On Mon, 10 Aug 2009 11:53:55 +0300
Eduardo Valentin <[email protected]> wrote:

> > Oops, didn't notice this before. This will hard glue the DMA and McBSP
> > together. Even currently there is only McBSP based DAI link driver,
> > there can be others as well. EAC DAI for OMAP2420 would be necessary
> > for instance if one wants to develop ASoC support for Nokia N800. Nokia
> > N810 could use that too.
> 
> True.

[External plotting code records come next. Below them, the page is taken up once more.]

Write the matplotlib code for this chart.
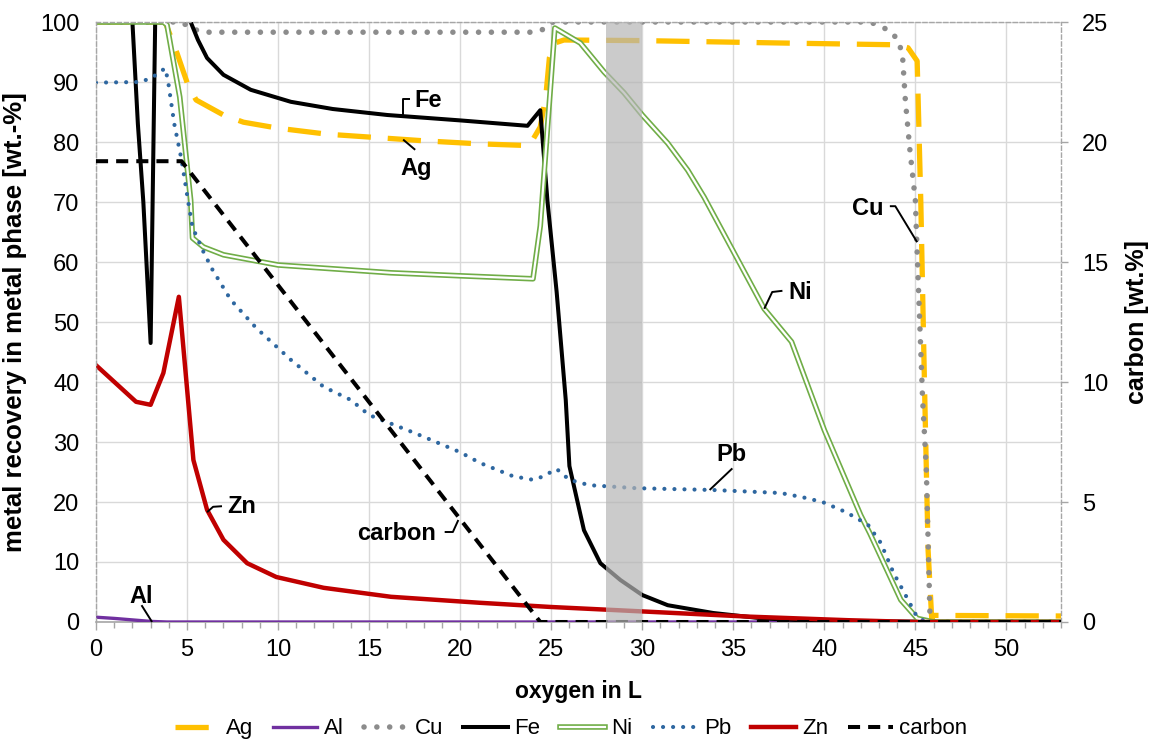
import matplotlib
matplotlib.use('Agg')
import matplotlib.pyplot as plt
import matplotlib.patheffects as pe
from matplotlib.ticker import MultipleLocator

plt.rcParams['font.family'] = ['Liberation Sans', 'DejaVu Sans']

# ---------------- data ----------------
ag_x = [0, 3.8, 4.45, 5.05, 5.5, 7, 8.1, 10, 12.7, 15.6, 18, 21, 23.8, 24.4, 24.7, 24.9, 25.2, 25.7,
        30, 37.6, 44, 44.6, 45.1, 45.3, 45.5, 45.7, 45.9, 46.0, 53]
ag_y = [100, 100, 94.8, 89.5, 87, 84.5, 83.3, 82.3, 81.3, 80.7, 80.2, 79.7, 79.4, 82.5, 87.5, 94, 96.5, 97,
        96.9, 96.5, 96.2, 95.7, 93.5, 70, 40, 12, 0.5, 1.1, 1.0]

al_x = [0, 1, 2, 3, 3.9, 53]
al_y = [0.8, 0.6, 0.35, 0.1, 0, 0]

cu_x = [0, 4.7, 5.3, 6.1, 24.0, 24.6, 25.1, 42.5, 43.1, 43.7, 44.1, 44.3, 44.45, 44.7, 45.0, 45.1,
        45.4, 45.6, 45.8, 46, 53]
cu_y = [100, 100, 98.8, 98.3, 98.3, 98.8, 100, 100, 99.3, 98.3, 96.7, 94.2, 87, 78.7, 70.3, 61.5,
        37, 25.8, 1.5, 0, 0]

fe_x = [0, 2.0, 2.3, 2.6, 3.0, 3.25, 3.5, 4.5, 5.2, 5.6, 6.1, 7, 8.5, 10.7, 13, 16, 20, 23.7, 24.4,
        24.8, 25.3, 25.8, 26.0, 26.8, 27.7, 28.8, 30, 31.4, 33.9, 36.6, 40, 53]
fe_y = [100, 100, 83, 70, 46.5, 100, 104, 104, 100, 97, 94, 91.2, 88.7, 86.7, 85.5, 84.5, 83.6, 82.7, 85.3,
        70, 55, 37, 26, 15.3, 9.8, 7, 4.5, 2.8, 1.5, 0.6, 0.1, 0]

ni_x = [0, 3.7, 3.9, 4.6, 5.2, 5.3, 5.9, 7, 10, 16.2, 20, 24, 24.4, 25.2, 26.6, 27.9, 29, 30, 31.4,
        32.5, 33.4, 36.7, 38.2, 40, 42, 42.5, 44.2, 45.1, 46, 53]
ni_y = [100, 100, 99.5, 87.5, 70.3, 64, 62.5, 61.2, 59.5, 58.2, 57.7, 57.2, 66, 99, 96.5, 91.7, 88.2,
        84.5, 79.8, 75.3, 70.8, 52.2, 46.7, 32, 17.8, 14.8, 3.7, 0.6, 0, 0]

pb_x = [0, 2.5, 3.2, 3.8, 3.95, 4.3, 4.7, 5.05, 5.3, 5.9, 6.4, 7.4, 8.8, 10.7, 12.5, 14, 15, 17.5, 20,
        21.1, 22.9, 24, 24.5, 25.3, 26, 27.1, 29.7, 33.9, 37.6, 38.8, 39.9, 41.2, 42.4, 43.1, 43.8,
        44.6, 45.1, 45.6, 53]
pb_y = [89.9, 90, 91, 92.3, 90.3, 83, 77, 70.3, 65.8, 61.7, 58.7, 53.7, 49, 43.7, 39.2, 37, 34.5, 31.5,
        28.3, 26.5, 24.3, 23.7, 24.2, 25.5, 23.7, 22.8, 22.3, 22, 21.5, 20.8, 20, 18.3, 16.2, 13.2,
        8.2, 3.7, 0.8, 0, 0]

zn_x = [0, 2.2, 3.0, 3.7, 4.55, 5.35, 6.1, 7, 8.3, 9.9, 12.5, 16.2, 21.1, 25, 28.4, 35.8, 41.3, 45, 53]
zn_y = [42.8, 36.7, 36.2, 41.5, 54.2, 27, 18.7, 13.7, 9.8, 7.5, 5.7, 4.2, 3.2, 2.5, 2.0, 0.9, 0.3, 0, 0]

carbon_x = [0, 4.7, 24.4, 53]
carbon_y = [19.2, 19.2, 0, 0]

band = (28, 30)

x_ticks = [0, 5, 10, 15, 20, 25, 30, 35, 40, 45, 50]
y_ticks = [0, 10, 20, 30, 40, 50, 60, 70, 80, 90, 100]
y2_ticks = [0, 5, 10, 15, 20, 25]

# label text, label position, leader polyline (data coords of left axis)
annotations = [
    ("Fe", (17.5, 86.9), 'left', [(16.85, 84.5), (16.85, 87.2), (17.25, 87.2)]),
    ("Ag", (17.6, 75.6), 'center', [(16.87, 80.4), (17.53, 78.7)]),
    ("Cu", (42.4, 69.0), 'center', [(43.6, 69.3), (43.9, 69.3), (45.1, 63.3)]),
    ("Ni", (38.65, 55.0), 'center', [(37.7, 55.2), (37.14, 55.0), (36.7, 52.2)]),
    ("Pb", (34.9, 28.0), 'center', [(34.95, 25.6), (33.7, 22.0)]),
    ("Zn", (8.0, 19.2), 'center', [(6.92, 19.3), (6.43, 19.2), (6.1, 18.3)]),
    ("carbon", (18.7, 14.8), 'right', [(19.15, 15.0), (19.6, 15.0), (19.9, 17.0)]),
    ("Al", (2.5, 4.3), 'center', [(2.5, 2.8), (3.08, 0.0)]),
]

# ---------------- figure ----------------
W, H = 1149, 756
fig = plt.figure(figsize=(W / 100, H / 100), dpi=100)
ax = fig.add_axes([96 / W, 1 - 622 / H, (1061 - 96) / W, 600 / H])
ax2 = ax.twinx()

grid_c = '#D9D9D9'
border_c = '#A6A6A6'

ax.set_xlim(0, 53)
ax.set_ylim(0, 100)
ax2.set_ylim(0, 25)
ax.set_xticks(x_ticks)
ax.xaxis.set_minor_locator(MultipleLocator(1))
ax.set_yticks(y_ticks)
ax2.set_yticks(y2_ticks)
ax.grid(True, which='major', color=grid_c, lw=1.0, zorder=0)
ax.set_axisbelow(True)

h_ag, = ax.plot(ag_x, ag_y, color='#FFC000', lw=3.8, ls=(0, (6.3, 3.2)), label='Ag', zorder=3)
h_al, = ax.plot(al_x, al_y, color='#7030A0', lw=2.4, label='Al', zorder=3)
h_cu, = ax.plot(cu_x, cu_y, color='#8C8C8C', lw=4.0, ls=(0, (0.01, 2.3)), dash_capstyle='round',
                label='Cu', zorder=3)
h_fe, = ax.plot(fe_x, fe_y, color='black', lw=2.9, label='Fe', zorder=3)
h_ni, = ax.plot(ni_x, ni_y, color='white', lw=1.6, label='Ni', zorder=3,
                path_effects=[pe.Stroke(linewidth=4.0, foreground='#70AD47'), pe.Normal()])
h_pb, = ax.plot(pb_x, pb_y, color='#2E67A0', lw=3.0, ls=(0, (0.01, 2.4)), dash_capstyle='round',
                label='Pb', zorder=3)
h_zn, = ax.plot(zn_x, zn_y, color='#C00000', lw=3.2, label='Zn', zorder=3)
h_c, = ax2.plot(carbon_x, carbon_y, color='black', lw=2.9, ls=(0, (3, 2)), label='carbon', zorder=3)

ax2.axvspan(band[0], band[1], color='#B5B5B5', alpha=0.7, lw=0, zorder=5)

# annotations
for txt, pos, ha, pts in annotations:
    ax.text(pos[0], pos[1], txt, ha=ha, va='center', fontsize=17, fontweight='bold', zorder=6)
    ax.plot([p[0] for p in pts], [p[1] for p in pts], color='black', lw=1.4, zorder=6,
            solid_capstyle='butt', clip_on=False)

# spines
for a in (ax, ax2):
    for s in ('left', 'right', 'top', 'bottom'):
        a.spines[s].set_visible(False)
ax.spines['bottom'].set_visible(True)
ax.spines['bottom'].set_color(border_c)
ax.spines['bottom'].set_linewidth(1.2)
for s in ('left', 'right', 'top'):
    ax2.spines[s].set_visible(True)
    ax2.spines[s].set_color(border_c)
    ax2.spines[s].set_linewidth(1.0)
    ax2.spines[s].set_linestyle((0, (3, 2)))

# ticks
ax.tick_params(axis='x', which='major', direction='out', length=6, width=1, color=border_c,
               labelsize=17, pad=6)
ax.tick_params(axis='x', which='minor', direction='out', length=4, width=1, color=border_c)
ax.tick_params(axis='y', length=0, labelsize=17, pad=12)
ax2.tick_params(axis='y', direction='out', length=5, width=1, color=border_c, labelsize=17, pad=10)

ax.set_xlabel('oxygen in L', fontsize=16.5, fontweight='bold', labelpad=14)
ax.set_ylabel('metal recovery in metal phase [wt.-%]', fontsize=18.5, fontweight='bold', labelpad=9)
ax2.set_ylabel('carbon [wt.%]', fontsize=18, fontweight='bold', labelpad=12)

handles = [h_ag, h_al, h_cu, h_fe, h_ni, h_pb, h_zn, h_c]
fig.legend(handles, [h.get_label() for h in handles], loc='center', bbox_to_anchor=(0.497, 0.036),
           ncol=8, frameon=False, fontsize=16, handlelength=2.0, handletextpad=0.3,
           columnspacing=0.9)

fig.savefig('out.png', dpi=100)
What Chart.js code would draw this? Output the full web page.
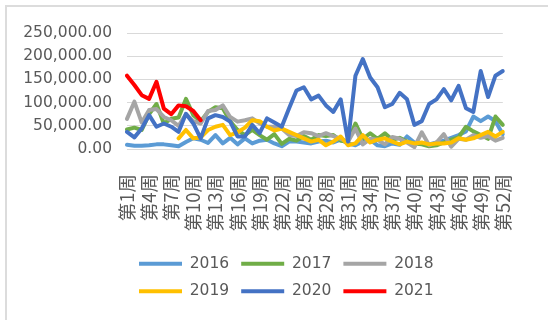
<!DOCTYPE html>
<html>
<head>
<meta charset="utf-8">
<script src="https://cdn.jsdelivr.net/npm/chart.js@4"></script>
<style>
  body { margin: 0; background: #fff; }
  #wrap { position: relative; width: 550px; height: 328px; }
  #frame {
    position: absolute; left: 5px; top: 5px; width: 541px; height: 313px;
    border-top: 2px solid #dcdcdc; border-left: 2px solid #dcdcdc;
  }
  #chart { position: absolute; left: 0; top: 0; }
</style>
</head>
<body>
<div id="wrap">
  <div id="frame"></div>
  <canvas id="chart" width="550" height="328"></canvas>
</div>
<script>
// weeks 1..52
var weeks = Array.from({ length: 52 }, (_, i) => '第' + (i + 1) + '周');

var years = ['2016', '2017', '2018', '2019', '2020', '2021'];
var colors = ['#5B9BD5', '#70AD47', '#A5A5A5', '#FFC000', '#4472C4', '#FF0000'];

var s2016 = [9000, 7000, 7000, 8000, 10000, 10000, 8000, 6000, 15000, 23000,
  20000, 13000, 30000, 12000, 24000, 10000, 23000, 12000, 18000, 20000,
  12000, 6000, 16000, 16000, 14000, 12000, 16000, 18000, 14000, 20000,
  12000, 8000, 16000, 20000, 8000, 6000, 12000, 9000, 27000, 14000,
  12000, 10000, 14000, 18000, 24000, 30000, 38000, 70000, 60000, 70000,
  60000, 32000];
var s2017 = [42000, 46000, 41000, 75000, 97000, 55000, 65000, 68000, 108000, 73000,
  60000, 80000, 90000, 88000, 60000, 41000, 30000, 41000, 30000, 20000,
  32000, 11000, 22000, 18000, 28000, 20000, 30000, 28000, 30000, 18000,
  16000, 55000, 22000, 34000, 22000, 34000, 20000, 24000, 16000, 12000,
  10000, 6000, 8000, 14000, 20000, 25000, 48000, 38000, 30000, 22000,
  70000, 52000];
var s2018 = [65000, 102000, 57000, 84000, 86000, 69000, 62000, 50000, 75000, 60000,
  55000, 82000, 84000, 94000, 69000, 59000, 62000, 66000, 55000, 48000,
  48000, 44000, 30000, 28000, 36000, 34000, 28000, 34000, 28000, 22000,
  16000, 44000, 10000, 22000, 20000, 10000, 26000, 22000, 14000, 4000,
  36000, 8000, 14000, 32000, 5000, 22000, 20000, 30000, 24000, 28000,
  18000, 24000];
var s2019 = [null, null, null, null, null, null, null, 23000, 41000, 23000,
  25000, 41000, 48000, 52000, 30000, 36000, 46000, 62000, 60000, 48000,
  40000, 44000, 37000, 30000, 23000, 16000, 20000, 8000, 16000, 27000,
  8000, 12000, 30000, 14000, 20000, 23000, 16000, 10000, 16000, 12000,
  14000, 10000, 12000, 12000, 14000, 23000, 20000, 23000, 30000, 37000,
  27000, 37000];
var s2020 = [37000, 25000, 44000, 73000, 48000, 55000, 48000, 37000, 76000, 55000,
  23000, 66000, 73000, 69000, 59000, 27000, 27000, 52000, 34000, 66000,
  57000, 48000, 88000, 126000, 133000, 107000, 115000, 94000, 80000, 107000,
  16000, 158000, 194000, 154000, 133000, 90000, 97000, 121000, 107000, 52000,
  60000, 97000, 107000, 129000, 105000, 136000, 88000, 80000, 168000, 112000,
  158000, 168000];
var s2021 = [158000, 138000, 116000, 108000, 145000, 87000, 75000, 94000, 92000, 82000,
  62000];

var series = [s2016, s2017, s2018, s2019, s2020, s2021];

var textColor = '#595959';
var gridColor = '#d9d9d9';

var datasets = series.map(function (values, i) {
    return {
        label: years[i],
        data: values,
        borderColor: colors[i],
        backgroundColor: colors[i],
        borderWidth: 4,
        borderCapStyle: 'round',
        borderJoinStyle: 'round',
        pointRadius: 0,
        tension: 0,
        fill: false,
        order: series.length - i   // later years drawn on top
    };
});

new Chart(document.getElementById('chart').getContext('2d'), {
    type: 'line',
    data: { labels: weeks, datasets: datasets },
    options: {
        responsive: false,
        animation: false,
        layout: { padding: { top: 33, right: 29, bottom: 19, left: 0 } },
        plugins: {
            tooltip: { enabled: false },
            legend: {
                position: 'bottom',
                fullSize: false,
                align: 'start',
                labels: {
                    usePointStyle: true,
                    pointStyle: 'line',
                    pointStyleWidth: 43,
                    padding: 12,
                    color: textColor,
                    font: { family: 'DejaVu Sans', size: 15.5 },
                    sort: function (a, b) { return a.datasetIndex - b.datasetIndex; }
                }
            }
        },
        scales: {
            x: {
                offset: false,
                grid: { display: false, drawTicks: false },
                border: { display: false },
                afterFit: function (axis) { axis.height = 95; },
                ticks: {
                    autoSkip: false,
                    minRotation: 90,
                    maxRotation: 90,
                    padding: 25,
                    color: textColor,
                    font: { family: 'Noto Sans CJK SC', size: 18.5 },
                    callback: function (value, index) {
                        return index % 3 === 0 ? weeks[index] : '';
                    }
                }
            },
            y: {
                min: 0,
                max: 250000,
                grid: { color: gridColor, lineWidth: 1, drawTicks: false },
                border: { display: false },
                afterFit: function (axis) { axis.width = 127; },
                ticks: {
                    stepSize: 50000,
                    padding: 15,
                    color: textColor,
                    font: { family: 'DejaVu Sans', size: 15.5 },
                    callback: function (value) {
                        return value.toLocaleString('en-US', { minimumFractionDigits: 2, maximumFractionDigits: 2 });
                    }
                }
            }
        }
    }
});
</script>
</body>
</html>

And the same comment is valid for the patch which adds op mode 
> selection.
> My idea to un-glue them is to put some callbacks in omap_mcbsp_data of 
> omap-mcbsp.c,
> and share it as something more generic, so that they can be called from 
> omap-pcm.c.
> 
> Something like:
> 
> struct omap_dma_data {
>       unsigned int                    bus_id;
>       unsigned int                    fmt;
>       /*
>        * Flags indicating is the bus already activated and configured by
>        * another substream
>        */
>       int                             active;
>       int                             configured;
>       /* threshold callbacks can be added then here */
>       void                            *data; /* struct omap_mcbsp_reg_cfg     
> regs; can go here */
> };
> 
> And this goes in omap-pcm.h.
> 
> what do you think??
> 
I'm thinking is it just enough to share sync_mode between the
omap-pcm.c and omap-mcbsp.c? For me it looks that both period_bytes_max
(by using snd_pcm_hw_constraint_minmax) adjustment and threshold
setting can be done in omap-mcbsp.c. Then there is no need to invent
any callbacks to the omap_dma_data (for now) and omap-pcm.c remains
cleanear as the threshold is not so much DMA programming specific.